As if to give support to the previous statement the poet dedicates this stanza to the memory of the beloved, if the previous stanza stirred his memory, then these four lines are filled with an emotion similar to the ones persona felt shortly after his death. Almost as if her regret and remorse has been refreshed by the memory of the beloved. The words ‘Sun’ and ‘Star’ are both capitalised as if to enforce the effect that the beloved had on the persona. As a means of reassurance, Bronte follows the previous stanza with an almost rhetorical series of lines, as if trying to convince herself that her life is still worth living.
“Then did I learn how existence could be cherished”, this shows that although she did feel great love for him she still has the strength of character to mourn and then put her life back together. This is in context with the third stanza, in which also points this out by saying “… those brown hills have melted into spring-… “. In the last verse “Strengthened and fed without the aid of joy”, the use of the word ‘fed’ gives the image of rejuvenation and rebirth, an image that contributes to Bronte’s strength of character.
Following the theme of recreation, Bronte draws feelings from her memories. “Then did I check the tears of useless passion”, Bronte here demonstrates the ability to pick herself up, and allow herself to heal and gain back her love for life. She also remembers herself as young, showing that as the scars that were dealt by his death heal she herself grows more mature. In this light we see that there was some good drawn from her lover’s passing, the self-healing process acted as a learning curve for her and due to that learning she has gained more from life, as she now appreciates its value.
In the final stanza Bronte reflects on the pain she felt, but instead of remembering it as a horrible experience she uses words like ‘rapturous’ and ‘divine’, however this choice of words doesn’t relieve the pain so much as it enriches it. It gives the image of a pain that could never be experienced through physical harm, but only through an assault on ones mind and soul. Another important aspect found in the poem was the stress on the ballad-like structure and lyrical as well as dramatic affect.
The extensive use of commas, question marks, hyphens, and semi-colons all contribute to the lyrical affect of the poem, which reverbreates in the mind after reading it. The sprinkling of alliteration, “… wearing wave? “, ” .. ever, ever… “, “… desires and darker… “, and the anadiplosis of the “Cold in the Earth” and “All my life’s bliss” contribute both to the dramatic and lyrical affect as well as the strenthing and stressing her wandering thoughts. There is a psychological flow in the poem: Firstly, her memories of Bronte with her lover is frozen along with the ‘deep snow piled above’ her lover’s corpse.

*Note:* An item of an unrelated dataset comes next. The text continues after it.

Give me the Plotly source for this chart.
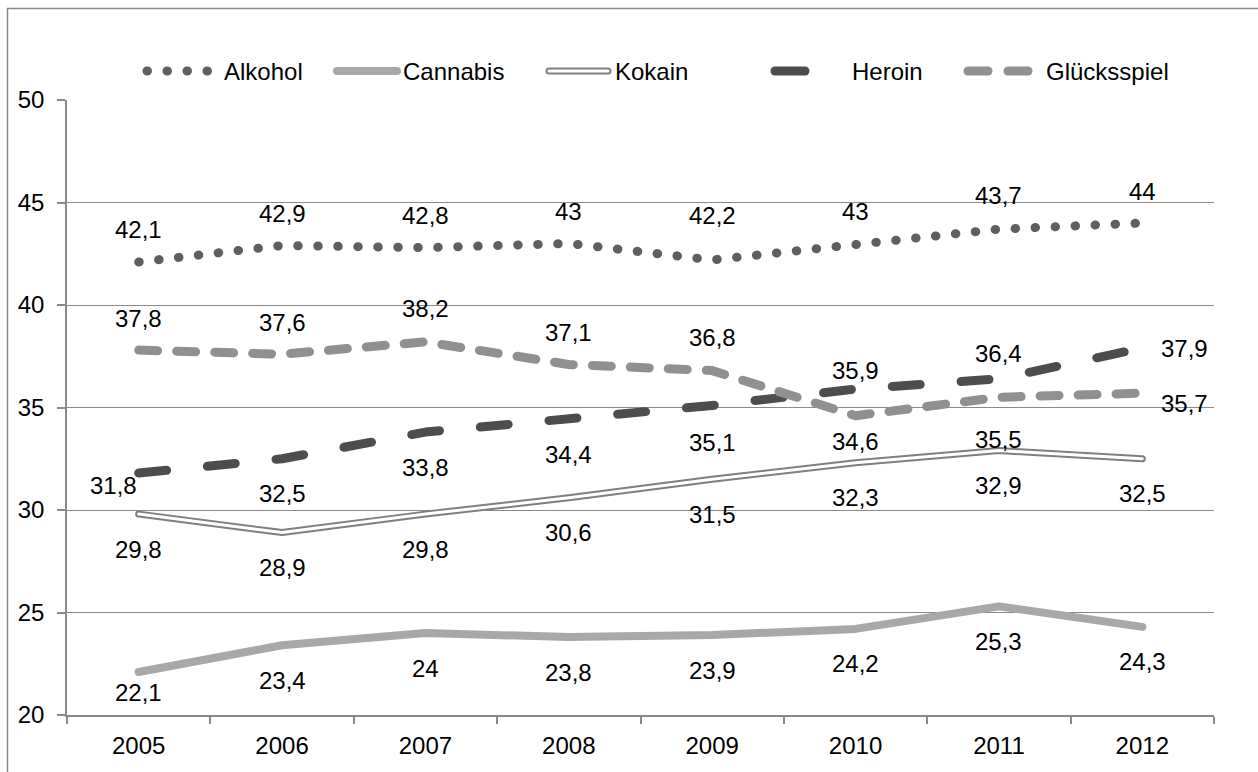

Secondly, she is in the dilemma of forgetting her beloved and these memories or not. Then, she represses her wish to die and leave this world (‘Sternly denied its burning wish to hasten down to the tomb already more than mine’). Fourthly, she cannot let go of her love for him, and she doubts upon the thought of forgetting that ‘divinest anguish’, whether she can move on with her love without such thoughts of memories (‘How could I see the empty world again? ‘). At last, no conclusion is reached. Bronte is confused and torn as ever before.